DeFazio Fights Proposals That Would Significantly Delay Amtrak Train Travel in Oregon
April 13, 2016
The Honorable Dan Elliott The Honorable Deb Miller
Surface Transportation Board Surface Transportation Board
395 E Street, SW 395 E Street, SW
Washington, DC 20423 Washington, DC 20423
The Honorable Ann Begeman
Surface Transportation Board
395 E Street, SW
Washington, DC 20423
Dear Chairman Elliott, Vice Chairman Begeman, and Member Miller:
I write to express my concerns regarding the Notice of Proposed Rulemaking (NPRM) to determine a definition of “on-time performance” for purposes of Section 213 of the Passenger Rail Investment and Improvement Act of 2008 (PRIIA) (P.L. 110-432), and the Proposed Policy Statement on Preference for Amtrak trains, dated December 28, 2015 (EP-726 and EP-728).

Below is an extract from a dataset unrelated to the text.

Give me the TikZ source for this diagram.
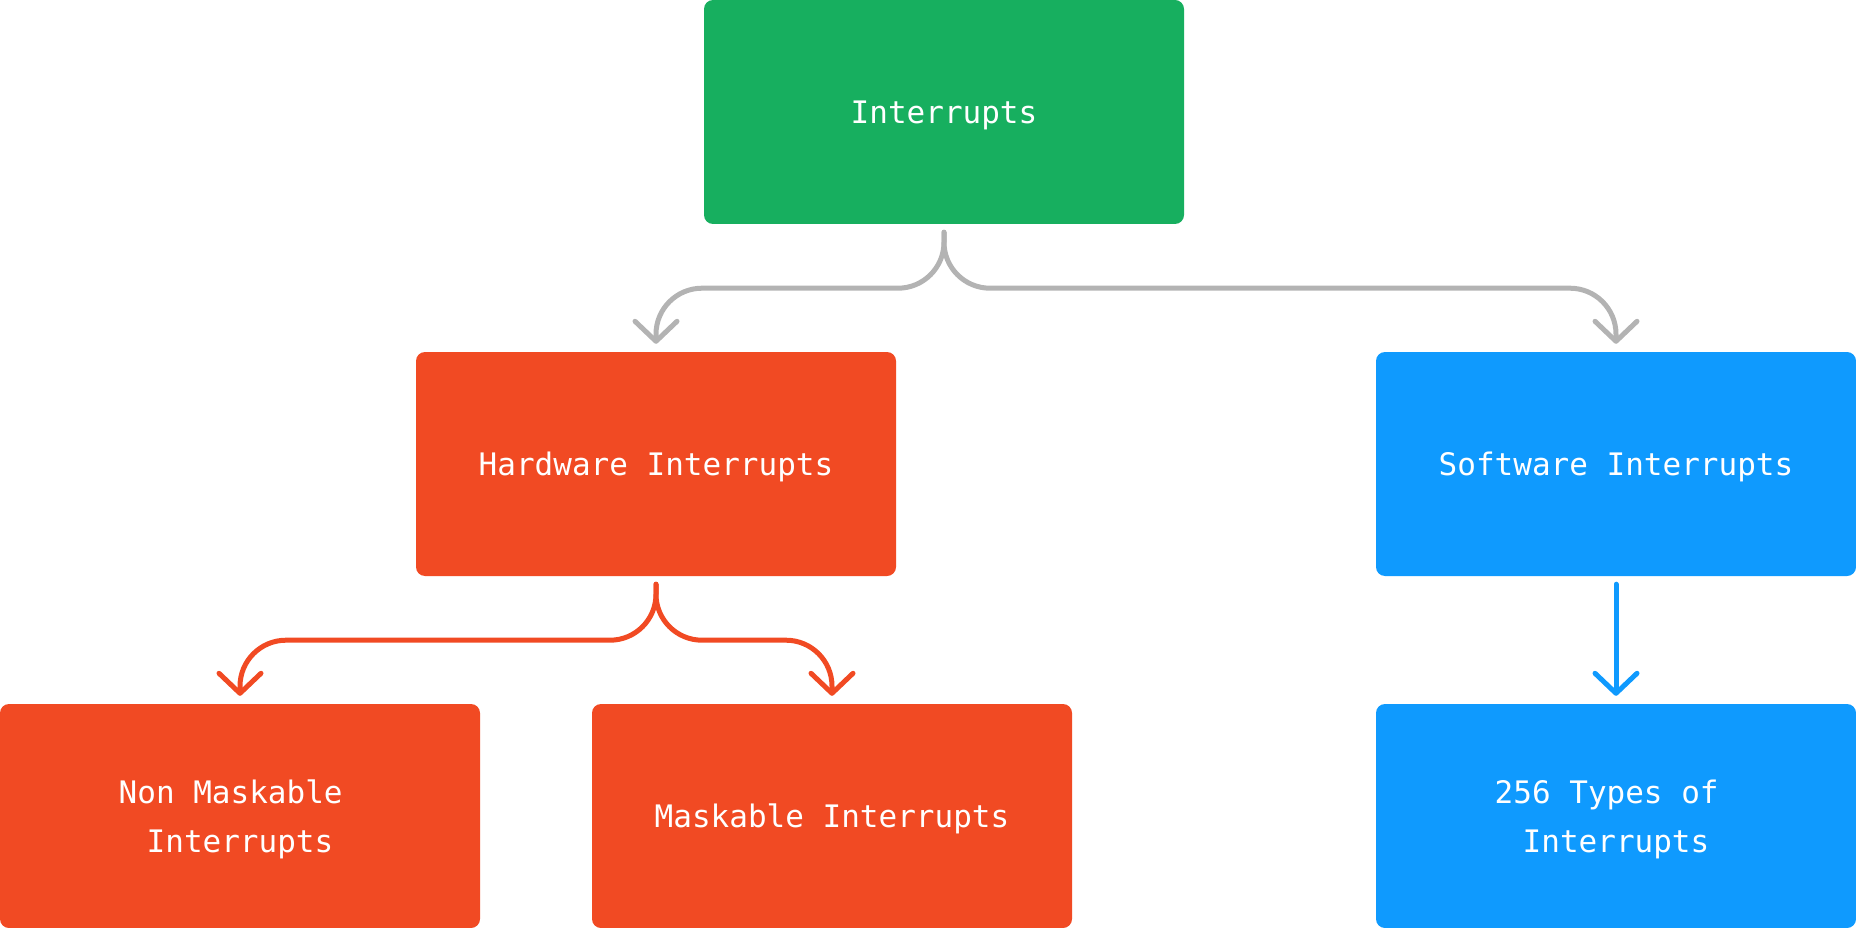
\documentclass[tikz,border=0pt]{standalone}
\usepackage{fontspec}
\newfontfamily\boxfont{DejaVu Sans Mono}
\usetikzlibrary{arrows.meta}
\definecolor{cgreen}{HTML}{17AF5F}
\definecolor{cred}{HTML}{F14A23}
\definecolor{cblue}{HTML}{0F9AFE}
\definecolor{cgrey}{HTML}{B3B3B3}
\tikzset{
  box/.style={rounded corners=9pt, minimum width=480pt, minimum height=224pt, inner sep=0pt,
    text depth=0pt, text=white, font=\boxfont\fontsize{31}{49}\selectfont, align=center},
  conn/.style={line width=5pt, line cap=round, line join=round, rounded corners=46pt,
    -{Straight Barb[length=20pt,width=42pt,round]}},
}
\begin{document}
\begin{tikzpicture}[x=1pt,y=-1pt]
\useasboundingbox (0,0) rectangle (1856,928);
\node[box, fill=cgreen] (int) at (944,112) {Interrupts};
\node[box, fill=cred] (hw) at (656,464) {Hardware Interrupts};
\node[box, fill=cblue] (sw) at (1616,464) {Software Interrupts};
\node[box, fill=cred] (nm) at (240,816) {Non Maskable\hphantom{x}\\Interrupts};
\node[box, fill=cred] (mk) at (832,816) {Maskable Interrupts};
\node[box, fill=cblue] (ty) at (1616,816) {256 Types of\hphantom{x}\\Interrupts};
\draw[conn, cgrey] ([yshift=-8pt]int.south) -- ++(0,56) -| ([yshift=8pt]hw.north);
\draw[conn, cgrey] ([yshift=-8pt]int.south) -- ++(0,56) -| ([yshift=8pt]sw.north);
\draw[conn, cred] ([yshift=-8pt]hw.south) -- ++(0,56) -| ([yshift=8pt]nm.north);
\draw[conn, cred] ([yshift=-8pt]hw.south) -- ++(0,56) -| ([yshift=8pt]mk.north);
\draw[conn, cblue] ([yshift=-8pt]sw.south) -- ([yshift=8pt]ty.north);
\end{tikzpicture}
\end{document}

In both these instances, the Surface Transportation Board (STB or Board) has taken it upon itself to ignore current law and determine, inaccurately, Congressional intent.
With respect to the NPRM, Section 213 of PRIIA states: “If the on-time performance of any intercity passenger train averages less than 80 percent for any two consecutive calendar quarters, the STB may initiate an investigation on its own, or upon the filing of a complaint by Amtrak, an intercity passenger rail operator, a host freight railroad over which Amtrak operates, or an entity for which Amtrak operates intercity passenger rail service, the Board shall initiate such an investigation to determine whether and to what extent delays or failures to achieve minimum standards are due to causes that could reasonably be addressed by a host rail carrier or Amtrak or other intercity passenger rail operators.”
Although Congress clearly defined “on-time performance” as less than 80 percent for any two consecutive calendar years, the STB re-writes current law and proposes to re-define when a train is “on time” based on when it “arrives at its final destination within five minutes of its scheduled arrival time per 100 miles of operation (capped at 30 minutes).” The STB claims this was derived from a previous definition of on-time performance used by the Interstate Commerce Commission (ICC) in 1973, ignoring the fact that the ICC changed the definition in 1976 after a series of public hearings to: “Where safe operation permits, the train shall arrive at its final terminus and at all intermediate stops no later than 5 minutes after scheduled arrival time per 100 miles of operation, or 30 minutes after scheduled arrival time, whichever is less.”
The STB further ignores the fact that section 24101(c)(4) of title 49, United States Code, states that “Amtrak shall operate Amtrak trains, to the maximum extent feasible, to all station stops within 15 minutes of the time established in public timetables.”
Measuring performance only at the endpoints of Amtrak routes makes no sense and would make the law essentially meaningless. The fact is looking at endpoints takes into account performance at only 10% of all Amtrak stations; leaves performance within 24 states unmeasured altogether since those states have intermediate stations but no endpoint stations; and leaves unaddressed the many routes where performance appears to be above 80% when measured only at the last station on the route, but is significantly and chronically less than 80% at stations all along the route.
In the Pacific Northwest the preponderance of stations served along the Cascades corridor are intermediate points and even the region’s two largest cities, Portland and Seattle, are intermediate points for certain schedules. In fact, on the Cascades alone, 359,135 of the 742,337, or close to 50% of all passengers, get off at intermediate stations. Those intermediate routes would not be considered under your proposed definition of on-time performance.
With respect to the Policy Statement on Preference, the STB should withdraw it altogether. Current law clearly states that Amtrak passenger trains are to be given preference over freight trains. This was done in return for relieving freight railroads of money-losing passenger service in the 1970s when Amtrak was created.
Unfortunately, in the Policy Statement, the STB seemingly re-writes current law, claiming that “Congress expressed its view that “preference for…passenger transportation…[should not] materially lessen the quality of freight transportation provided to shippers.”
The law does not state that at all. In fact, it provides only two exceptions to preference: in emergencies and when a freight rail carrier seeks relief and the STB provides it. To date, not one freight rail carrier has petitioned the Board for relief.
Section 24308(c) of title 49, United States Code, states: “Except in an emergency, intercity and commuter rail passenger transportation provided by or for Amtrak has preference over freight transportation in using a rail line, junction, or crossing unless the Board orders otherwise under this subsection. A rail carrier affected by this subsection may apply to the Board for relief. If the board, after an opportunity for a hearing, decides that preference for intercity and commuter rail passenger transportation materially will lessen the quality of freight transportation provided to shippers, the Board shall establish the rights of the carrier and Amtrak on reasonable terms.”
I believe the law is clear: Congress’s intent was that Amtrak trains be given preference over freight rail transportation. I strongly urge you to reconsider your proposals in the NPRM and the Policy Statement.